Friday my wife and I headed north from Kaanapali where we're staying in one of the many condos for rent there. We heard there was a surfing competition on the north end of the island. Sure enough, from the cliffs overlooking Honolua Bay we got to watch some pretty good waves and surfers.



Continuing around the north tip of Maui clockwise we began to encounter narrower and narrower sections of road. Some maps of Maui have a warning on them about this road: "Caution: The road along the north side of Maui is for the most part a narrow, winding one-lane road. Drive at your own risk."


Some maps don't...like the one Hawaiian Airline gave us on the flight over. Literally, when two vehicles meet each other for about 10 miles of Highway 30 on the northeast side of the island, one has to squeeze into the nearest pocket in the cliff-face or the baracade-less shoulder to let the other by. It's a quick negotiation. We stopped half a dozen times to let cars, pickups, and vans inch by.

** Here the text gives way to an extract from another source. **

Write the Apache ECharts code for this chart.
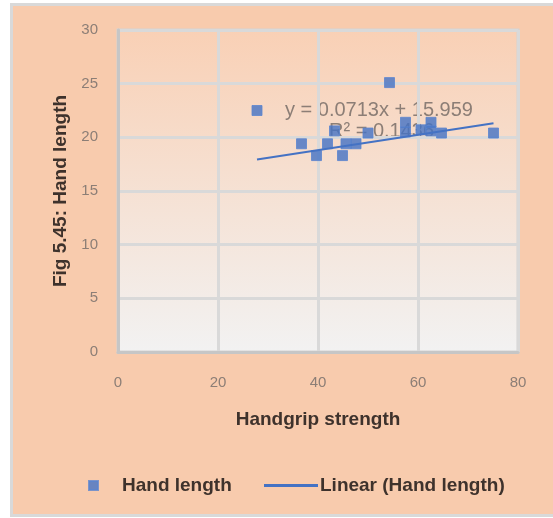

I was driving and trying to take it with a "Whee! Aren't we havin' fun!" attitude. My wife was leaning over from the passenger side practically in my lap trying to peer around the next hairpin turn carved in solid rock. My mood changed when we came bumper to bumper on a totally blind curve with a school bus! It was, "WTF**k!! This is nuts!" You can't intimidate a school bus into backing down. So I threw the car into revers and backed uphill into a pocket a few car-lengths back cursing myself all the while for declining the expensive supplemental insurance at the rental counter. "They're just trying to scare me into buying something I d0n't need."

Eventually, with me sucking in my stomach in as if that would make my car thinner and the driver of the bus rolling a few rocks down the ravine on her side of the road, we passed. I watched the big rear-view mirror of the bus pass within an inch or two of my nose.

We made it, but I was a zombie from two hours of concentrating on driving like I had a truckload of nitroglycerine.

T-hirt shops around here sell shirts that say, "I Survived the Road to Hana." That's Monday's excursion. Keep me in your prayers, please!